Do something like fingernail-scratching that could get SM-y.
Push to the point where the person turned to me sternly, saying "hey, OW! Don't do that."
Return to step 2.

Not quite stalking, but the kind of "feeling for the edge between consent and nonconsent and intentionally putting a toe over the line" behavior that, well, would make me made of fail as a feminist.

I'm not proud of it. At the time I thought it was the best I could do.

belledame222 said...

Well, my earliest fantasies were about, o, lessee, well, heh, put it this way, Circe was one of my first domme idols, although i didn't really know that at the time. Magic and transformation. I do think some of the specific fantasies -are- shaped by what we know as Patriarchy; but, i just interpreted them in my own way, i mean -early,- like since grade school or earlier. Specifically I picked up on the freakout over male femininity and kind of ran with it. (and folded into my earlier fascination with fairy tales, sorcery, transformation against one's will, etc). I had no idea until many years later that some of these are very common themes--but mostly from submissive men. I really wasn't sure what to do with it all; it was confusing enough when I hit puberty and began to experience sexual attraction to other girls and women in--i don't know how to put it, a much more -physical- way. It seemed related and yet not at all. But, the latter seemed far more "real" and more disturbing (and i knew very well what "gay" was all about, "kink" was...not really a concept i understood as such, i suppose, till years later); and I had little to no interest in the actual flesh and blood boys around me (my fantasies were about situations, really, not "people" so much), although i duly tried to work some up, to be "normal."

physical pain and blood and such were really not so much a part of it; i expect background has a lot to do with that, there was no particular entry for that, really.

mind games, though...

o yeah.

later i learned that you can do fun things with props, and of course sensation play, which i think of as still another "track."

i'm still on a steep learning curve, really, i think.

Trinity said...

"Specifically I picked up on the freakout over male femininity and kind of ran with it. (and folded into my earlier fascination with fairy tales, sorcery, transformation against one's will, etc)."

So are you saying you were fantasizing about having power over men, or just impressed with women who did? I'm a little confused.

Still, Circe, that's cool! :) I never liked her as a kid but I totally see it now. :)

"I had little to no interest in the actual flesh and blood boys around me (my fantasies were about situations, really, not "people" so much), although i duly tried to work some up, to be "normal.""

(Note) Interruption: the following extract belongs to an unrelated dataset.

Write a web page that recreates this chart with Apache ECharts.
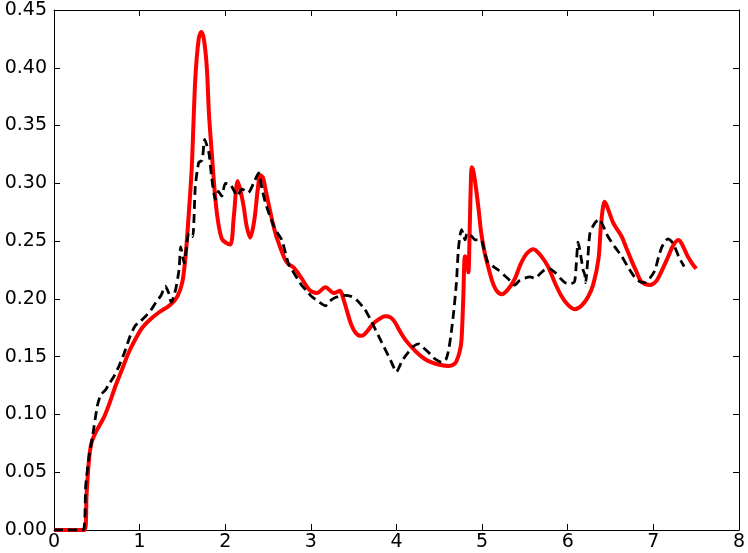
<!DOCTYPE html>
<html>
<head>
<meta charset="utf-8">
<script src="https://cdn.jsdelivr.net/npm/echarts@6/dist/echarts.min.js"></script>
<style>
html,body{margin:0;padding:0;background:#fff;}
#chart{width:748px;height:553px;}
</style>
</head>
<body>
<div id="chart"></div>
<script>
// Red solid series: [x, y]
const redSeries = [
[0,0],[0.36,0],[0.38,0.03],[0.41,0.062],[0.44,0.076],[0.49,0.085],[0.58,0.097],[0.65,0.11],[0.72,0.125],[0.8,0.14],[0.875,0.154],[0.95,0.165],[1.03,0.175],[1.12,0.182],[1.22,0.188],[1.36,0.195],[1.44,0.202],[1.5,0.215],[1.54,0.24],[1.58,0.28],[1.61,0.315],[1.65,0.39],[1.69,0.425],[1.72,0.431],[1.75,0.425],[1.785,0.40],[1.81,0.36],[1.84,0.329],[1.885,0.286],[1.92,0.265],[1.96,0.252],[2.0,0.249],[2.06,0.247],[2.1,0.271],[2.145,0.302],[2.18,0.293],[2.215,0.28],[2.25,0.263],[2.29,0.253],[2.32,0.26],[2.35,0.274],[2.38,0.295],[2.41,0.307],[2.44,0.305],[2.47,0.295],[2.53,0.274],[2.585,0.257],[2.64,0.245],[2.7,0.234],[2.74,0.23],[2.8,0.227],[2.89,0.218],[2.98,0.208],[3.07,0.205],[3.17,0.21],[3.27,0.205],[3.34,0.207],[3.38,0.2],[3.42,0.19],[3.47,0.178],[3.52,0.171],[3.58,0.168],[3.62,0.169],[3.68,0.174],[3.75,0.18],[3.87,0.185],[3.93,0.184],[3.98,0.18],[4.04,0.172],[4.1,0.165],[4.18,0.158],[4.26,0.152],[4.33,0.148],[4.41,0.145],[4.5,0.143],[4.61,0.142],[4.66,0.143],[4.7,0.146],[4.74,0.155],[4.76,0.165],[4.78,0.2],[4.8,0.237],[4.82,0.235],[4.84,0.223],[4.855,0.26],[4.87,0.305],[4.88,0.314],[4.9,0.31],[4.93,0.295],[4.96,0.277],[4.99,0.257],[5.03,0.24],[5.07,0.228],[5.12,0.215],[5.17,0.207],[5.23,0.204],[5.3,0.208],[5.38,0.217],[5.45,0.23],[5.52,0.239],[5.6,0.243],[5.68,0.238],[5.77,0.228],[5.85,0.214],[5.93,0.202],[6.0,0.195],[6.08,0.191],[6.16,0.194],[6.24,0.202],[6.3,0.213],[6.36,0.235],[6.39,0.265],[6.43,0.284],[6.46,0.28],[6.53,0.266],[6.63,0.254],[6.68,0.245],[6.74,0.234],[6.8,0.224],[6.86,0.215],[6.96,0.212],[7.03,0.215],[7.09,0.223],[7.17,0.236],[7.23,0.246],[7.29,0.251],[7.33,0.248],[7.4,0.237],[7.45,0.231],[7.5,0.226]
];
// Black dashed series: [x, y]
const blackSeries = [
[0,0],[0.34,0],[0.37,0.038],[0.41,0.064],[0.45,0.081],[0.505,0.107],[0.545,0.117],[0.6,0.121],[0.64,0.126],[0.7,0.133],[0.76,0.142],[0.82,0.153],[0.89,0.168],[0.95,0.177],[1.0,0.18],[1.07,0.185],[1.13,0.19],[1.19,0.197],[1.25,0.203],[1.30,0.211],[1.34,0.205],[1.37,0.197],[1.42,0.208],[1.46,0.225],[1.48,0.245],[1.52,0.231],[1.575,0.257],[1.62,0.254],[1.65,0.297],[1.69,0.318],[1.73,0.32],[1.76,0.338],[1.81,0.326],[1.84,0.306],[1.885,0.286],[1.92,0.293],[1.96,0.289],[2.0,0.30],[2.06,0.299],[2.1,0.294],[2.14,0.289],[2.195,0.295],[2.27,0.292],[2.33,0.3],[2.39,0.309],[2.43,0.295],[2.47,0.283],[2.53,0.27],[2.585,0.26],[2.66,0.251],[2.74,0.23],[2.78,0.225],[2.89,0.212],[2.95,0.207],[3.01,0.202],[3.1,0.197],[3.17,0.194],[3.22,0.198],[3.28,0.201],[3.38,0.203],[3.48,0.202],[3.55,0.198],[3.63,0.191],[3.69,0.183],[3.75,0.174],[3.81,0.165],[3.87,0.156],[3.93,0.147],[4.0,0.137],[4.07,0.147],[4.14,0.154],[4.2,0.159],[4.26,0.161],[4.31,0.158],[4.37,0.154],[4.45,0.148],[4.53,0.145],[4.58,0.148],[4.61,0.156],[4.64,0.171],[4.67,0.19],[4.70,0.214],[4.72,0.24],[4.74,0.254],[4.76,0.26],[4.78,0.256],[4.80,0.251],[4.82,0.256],[4.84,0.257],[4.88,0.254],[4.92,0.251],[4.99,0.251],[5.03,0.24],[5.07,0.231],[5.13,0.228],[5.19,0.225],[5.25,0.221],[5.31,0.217],[5.38,0.212],[5.44,0.216],[5.50,0.218],[5.56,0.219],[5.62,0.218],[5.68,0.222],[5.73,0.225],[5.79,0.226],[5.85,0.223],[5.91,0.218],[5.97,0.214],[6.03,0.213],[6.08,0.215],[6.1,0.23],[6.12,0.249],[6.14,0.243],[6.16,0.234],[6.18,0.225],[6.2,0.221],[6.21,0.214],[6.23,0.23],[6.26,0.257],[6.32,0.266],[6.37,0.269],[6.42,0.262],[6.47,0.254],[6.55,0.245],[6.63,0.237],[6.7,0.228],[6.78,0.219],[6.84,0.215],[6.9,0.214],[6.96,0.218],[7.02,0.225],[7.06,0.236],[7.1,0.245],[7.14,0.25],[7.17,0.252],[7.21,0.25],[7.25,0.245],[7.3,0.236],[7.36,0.228]
];
const xTicks = {min: 0, max: 8, interval: 1};
const yTicks = {min: 0, max: 0.45, interval: 0.05};

const chart = echarts.init(document.getElementById('chart'), null, {renderer: 'canvas'});
const font = 'DejaVu Sans';
const axisLine = {show: true, onZero: false, lineStyle: {color: '#000', width: 1}};
const tick = {show: true, inside: true, length: 6, lineStyle: {color: '#000', width: 1}};
chart.setOption({
  animation: false,
  backgroundColor: '#fff',
  grid: {left: 54, right: 7, top: 10, bottom: 23, containLabel: false},
  xAxis: [
    {type: 'value', min: xTicks.min, max: xTicks.max, interval: xTicks.interval, position: 'bottom',
     axisLine: axisLine, axisTick: tick, splitLine: {show: false},
     axisLabel: {color: '#000', fontFamily: font, fontSize: 19, margin: 3, formatter: v => String(v)}},
    {type: 'value', min: xTicks.min, max: xTicks.max, interval: xTicks.interval, position: 'top',
     axisLine: axisLine, axisTick: tick, splitLine: {show: false}, axisLabel: {show: false}}
  ],
  yAxis: [
    {type: 'value', min: yTicks.min, max: yTicks.max, interval: yTicks.interval, position: 'left',
     axisLine: axisLine, axisTick: tick, splitLine: {show: false},
     axisLabel: {color: '#000', fontFamily: font, fontSize: 19, margin: 7, formatter: v => v.toFixed(2)}},
    {type: 'value', min: yTicks.min, max: yTicks.max, interval: yTicks.interval, position: 'right',
     axisLine: axisLine, axisTick: tick, splitLine: {show: false}, axisLabel: {show: false}}
  ],
  series: [
    {type: 'line', data: redSeries, xAxisIndex: 0, yAxisIndex: 0, showSymbol: false, smooth: 0.3,
     lineStyle: {color: '#ff0000', width: 4}, z: 2},
    {type: 'line', data: blackSeries, xAxisIndex: 0, yAxisIndex: 0, showSymbol: false, smooth: 0.2,
     lineStyle: {color: '#000', width: 2.8, type: [9, 5]}, z: 3}
  ]
});
</script>
</body>
</html>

heheheheh. yeah, I think I'm familiar from another direction with the whole "how do I hook these fantasies up with REAL PEOPLE?" thing. :)

belledame222 said...

i had fantasies that were basically femdom, i suppose, except for--as i said elsewhere, my fantasies were always very VERY fluid wrt protagonist, "I" was rarely if ever in them, at least as myself.

belledame222 said...

...i wonder if what it all boils down to at some point isn't

"But what I REALLY want to do is direct."

which does not exclude an acting part.

but i think it's partly the creation of the scene itself that's a turn-on.

maybe.

i have to think about that for a while.

but like so, i used to draw pictures of people and then deliberately -alter- them, which turned me on all by itself. too.

Trinity said...

"but like so, i used to draw pictures of people and then deliberately -alter- them, which turned me on all by itself. too."

mmmm yes. i totally get that.

i always had fantasies of being a body piercer, simply because the thought of permanently altering people aroused me. they'd always carry the way i'd *changed them* as a scar... for the rest of their lives like it or not.